I think Perry Backus is a natural interviewer. And I would argue that natural-resource professionals ought to have interviewing skills, too. Without interviewing ability, a natural-resource professional is at a distinct disadvantage in trying to communicate with the public—especially through the news media.
“To be at your best, you need to practice,” says fish biologist Mike Dombeck, who served as acting director of the Bureau of Land Management and later as chief of the Forest Service. Mike says many natural resource managers “don’t appreciate the value of what journalists do in terms of educating the public.”
“For the managers,” he says, “it’s a matter of setting priorities, and building relationships should be high on the list…Managers have to decide which journalists they want to work with. It’s a courtship. What you want is a continual, solid, trusting relationship, and that takes time and effort to develop. Let’s go fishing. Let’s have a cup of coffee.”
While attending annual conferences of the Outdoor Writers Association of America and the Society of Environmental Journalists, Mike had seen many high-ranking public officials simply give their speeches, take a few questions and then leave. In contrast, Mike liked to hang around the conference for a day or two and cultivate relationships. He found the informal exchanges more valuable, not a waste of time.
Orville Daniels, a former supervisor of the Lolo National Forrest, told me this: “Understanding the world of the journalist is one of the most important things that natural-resource professionals have to learn.
“They need to think it’s a priority to get to know the major journalists in their territory before there is a crisis.”
Because of a crisis in the Pacific Northwest called the Timber Wars, the Institute for Journalism & Natural Resources (IJNR) started in 1995.
IJNR started because I had become disturbed by the shallowness and the polarizing effects of news coverage about forestry, natural resources in general, and the environment. I thought this problem was local, regional and national in scope.
I also had come to believe that the natural-resource and environment beat was the most isolating and lonely assignment in most American newsrooms.
In too many places, immediate supervisors and bosses higher up the line just didn’t understand the beat because it’s not all black and white. Instead of two sides to the story, there may be five or six. The beat has many shades of gray. It’s peppered with ambiguities and complexities and nuances.
It has much-longer time horizons, and the resulting stories often lack clear, tidy endings. Why? I think it’s because natural-resource stories often aren’t “over” yet. They’re still unfolding. Unlike stories about crimes, trials, train wrecks or the economy, the natural-resource news stories usually don’t break. They ooze.
So I’m almost to the end of my talk. Together we have examined the current, turbulent landscape of American news media. We’ve looked at public attitudes about journalists, and we’ve listened to the concerns of several Montana journalists. Finally, we’ve explored some suggestions for improving relationships and starting new ones.
Today I have argued that better relationships between journalists and natural-resource professionals depend on investing time in deeper conversations and on cultivating mutual trust. To sum it all up, I think the overarching goal that natural-resource professionals share with journalists is to increase public understanding and awareness.

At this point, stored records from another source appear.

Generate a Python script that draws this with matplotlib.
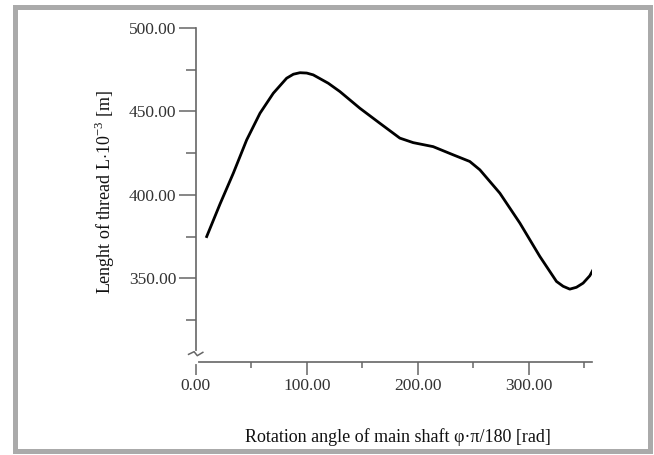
import matplotlib.pyplot as plt
import matplotlib.patches as mpatches

# readings from the reference curve
angle = [9.9, 21.9, 33.9, 45.9, 57.9, 69.9, 81.9, 88.0, 93.9, 100.0, 105.9, 119.4,
         129.9, 147.9, 165.9, 183.9, 195.9, 213.9, 231.9, 246.9, 256.0, 274.0,
         292.0, 310.0, 325.0, 331.0, 337.0, 343.0, 349.0, 355.0, 359.6]
length = [375.0, 394.5, 413.0, 432.9, 448.9, 460.9, 469.9, 472.3, 473.2, 473.0, 471.9, 466.9,
          461.9, 451.9, 442.9, 434.0, 431.3, 428.9, 424.0, 420.0, 415.0, 401.0,
          383.1, 363.1, 348.1, 345.2, 343.5, 344.6, 347.1, 351.5, 357.1]

xticks = [0, 100, 200, 300]
yticks = [350, 400, 450, 500]

plt.rcParams['font.family'] = 'Liberation Serif'
plt.rcParams['mathtext.fontset'] = 'custom'
plt.rcParams['mathtext.rm'] = 'Liberation Serif'

fig = plt.figure(figsize=(6.54, 4.55), dpi=100)
ax = fig.add_axes([195.7/654, 1-361.7/455, (592-195.7)/654, (361.7-28)/455])

ax.plot(angle, length, color='black', lw=2.0, solid_joinstyle='round')

ax.set_xlim(0, 357)
ax.set_ylim(300, 500)
ax.set_xticks(xticks)
ax.set_xticklabels(['%.2f' % v for v in xticks])
ax.set_xticks([50, 150, 250, 350], minor=True)
ax.set_yticks(yticks)
ax.set_yticklabels(['%.2f' % v for v in yticks])
ax.set_yticks([325, 375, 425, 475], minor=True)

for s in ['top', 'right']:
    ax.spines[s].set_visible(False)
for s in ['left', 'bottom']:
    ax.spines[s].set_color('#666666')
    ax.spines[s].set_linewidth(1.2)

ax.tick_params(axis='y', which='major', length=12, width=1.1, color='#666666',
               labelsize=12.5, labelcolor='#333333', pad=2)
ax.tick_params(axis='y', which='minor', length=7, width=1.1, color='#666666')
ax.tick_params(axis='x', which='major', length=9, width=1.1, color='#666666',
               labelsize=12.5, labelcolor='#333333', pad=3)
ax.tick_params(axis='x', which='minor', length=4, width=1.1, color='#666666')

# axis break mark on the y axis
ax.plot([0, 0], [300, 305], color='white', lw=3, clip_on=False, zorder=5)
ax.plot([-0.018, -0.004, 0.004, 0.018], [0.022, 0.03, 0.018, 0.028], color='#666666',
        lw=1.1, transform=ax.transAxes, clip_on=False, zorder=6)

fig.text(105/654, 1-192/455, r'Lenght of thread L$\cdot$10$^{-3}$ [m]', rotation=90,
         ha='center', va='center', fontsize=13, color='#111111')
fig.text(398/654, 1-437/455, 'Rotation angle of main shaft φ·π/180 [rad]',
         ha='center', va='center', fontsize=13, color='#111111')

# gray frame around the picture
fig.patches.append(mpatches.Rectangle((14.5/654, 1-450.5/455), 635/654, 444/455,
                                      transform=fig.transFigure, fill=False,
                                      edgecolor='#aaaaaa', lw=3.6))

fig.savefig('out.png', dpi=100)
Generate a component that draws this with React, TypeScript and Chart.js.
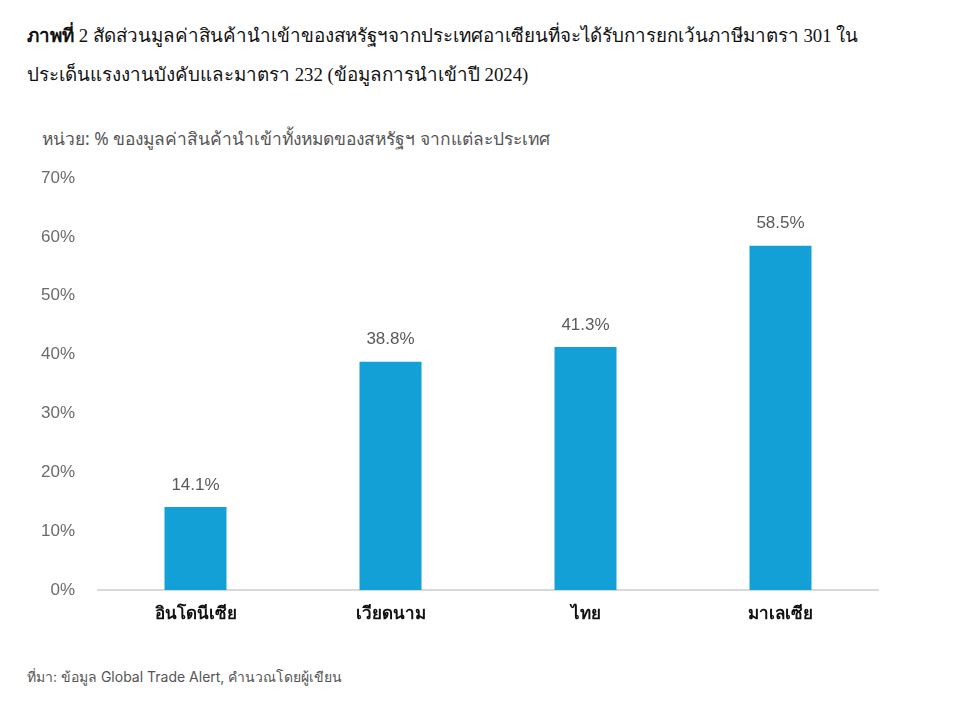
import React, { useEffect, useRef } from "react";
import { Chart, registerables } from "chart.js";

Chart.register(...registerables);

const categories = ["อินโดนีเซีย", "เวียดนาม", "ไทย", "มาเลเซีย"];
const values = [14.1, 38.8, 41.3, 58.5];
const yTicks = [0, 10, 20, 30, 40, 50, 60, 70];
const titleBold = "ภาพที่";
const titleLine1 = " 2 สัดส่วนมูลค่าสินค้านำเข้าของสหรัฐฯจากประเทศอาเซียนที่จะได้รับการยกเว้นภาษีมาตรา 301 ใน";
const titleLine2 = "ประเด็นแรงงานบังคับและมาตรา 232 (ข้อมูลการนำเข้าปี 2024)";
const unitText = "หน่วย: % ของมูลค่าสินค้านำเข้าทั้งหมดของสหรัฐฯ จากแต่ละประเทศ";
const sourceText = "ที่มา: ข้อมูล Global Trade Alert, คำนวณโดยผู้เขียน";

const labelPlugin = {
  id: "barLabels",
  afterDatasetsDraw(chart: any) {
    const ctx = chart.ctx;
    const meta = chart.getDatasetMeta(0);
    ctx.save();
    ctx.font = "17px 'Liberation Sans', Arial, sans-serif";
    ctx.fillStyle = "#5a5a5a";
    ctx.textAlign = "center";
    ctx.textBaseline = "middle";
    meta.data.forEach((bar: any, i: number) => {
      ctx.fillText(values[i].toFixed(1) + "%", bar.x, bar.y - 22);
    });
    ctx.restore();
  },
};

export default function App() {
  const ref = useRef<HTMLCanvasElement>(null);
  useEffect(() => {
    if (!ref.current) return;
    const chart = new Chart(ref.current, {
      type: "bar",
      data: {
        labels: categories,
        datasets: [
          {
            data: values,
            backgroundColor: "#12A0D6",
            categoryPercentage: 1,
            barPercentage: 0.318,
          },
        ],
      },
      options: {
        animation: false,
        responsive: false,
        maintainAspectRatio: false,
        layout: { padding: { top: 78, right: 82, left: 0, bottom: 0 } },
        plugins: { legend: { display: false }, tooltip: { enabled: false } },
        scales: {
          x: {
            grid: { display: false, drawTicks: false },
            border: { display: true, color: "#d9d9d9", width: 2 },
            ticks: {
              padding: 14,
              color: "#111",
              font: { size: 17, weight: "bold", family: "'Noto Sans', sans-serif" },
            },
            afterFit: (s: any) => {
              s.height = 60;
            },
          },
          y: {
            min: 0,
            max: 70,
            grid: { display: false, drawTicks: false },
            border: { display: false },
            afterBuildTicks: (s: any) => {
              s.ticks = yTicks.map((v) => ({ value: v }));
            },
            ticks: {
              padding: 23,
              color: "#6b6b6b",
              font: { size: 17, family: "'Liberation Sans', Arial, sans-serif" },
              callback: (v: any) => v + "%",
            },
            afterFit: (s: any) => {
              s.width = 98;
            },
          },
        },
      },
      plugins: [labelPlugin],
    });
    return () => chart.destroy();
  }, []);

  return (
    <div style={{ position: "absolute", left: 0, top: 0, width: 960, height: 701, background: "#fff" }}>
      <div
        style={{
          position: "absolute",
          left: 27,
          top: 16,
          width: 920,
          fontFamily: "'Liberation Serif', 'Noto Serif', serif",
          fontSize: 18.8,
          lineHeight: "39px",
          color: "#111",
          whiteSpace: "nowrap",
        }}
      >
        <div>
          <b>{titleBold}</b>
          {titleLine1}
        </div>
        <div>{titleLine2}</div>
      </div>
      <div
        style={{
          position: "absolute",
          left: 42,
          top: 125,
          fontFamily: "'Noto Sans', sans-serif",
          fontSize: 17.4,
          color: "#555",
          whiteSpace: "nowrap",
        }}
      >
        {unitText}
      </div>
      <canvas
        ref={ref}
        width={960}
        height={550}
        style={{ position: "absolute", left: 0, top: 100, width: 960, height: 550 }}
      />
      <div
        style={{
          position: "absolute",
          left: 27,
          top: 666,
          fontFamily: "Inter, 'Noto Sans', sans-serif",
          fontSize: 14,
          color: "#555",
          whiteSpace: "nowrap",
        }}
      >
        {sourceText}
      </div>
    </div>
  );
}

The understanding and the awareness must come from respectful interviews that create an atmosphere in which wisdom can reveal itself.
To that end, I think it’s up to you as the natural-resource professionals to “Branch Out.” It’s up to you to help the journalists develop stories that shed less heat and more light.
Frank Allen is chairman of the board for Treesource.org, founder of the Institute for Journalism in Natural Resources, former dean of the University of Montana School of Journalism and a longtime journalist.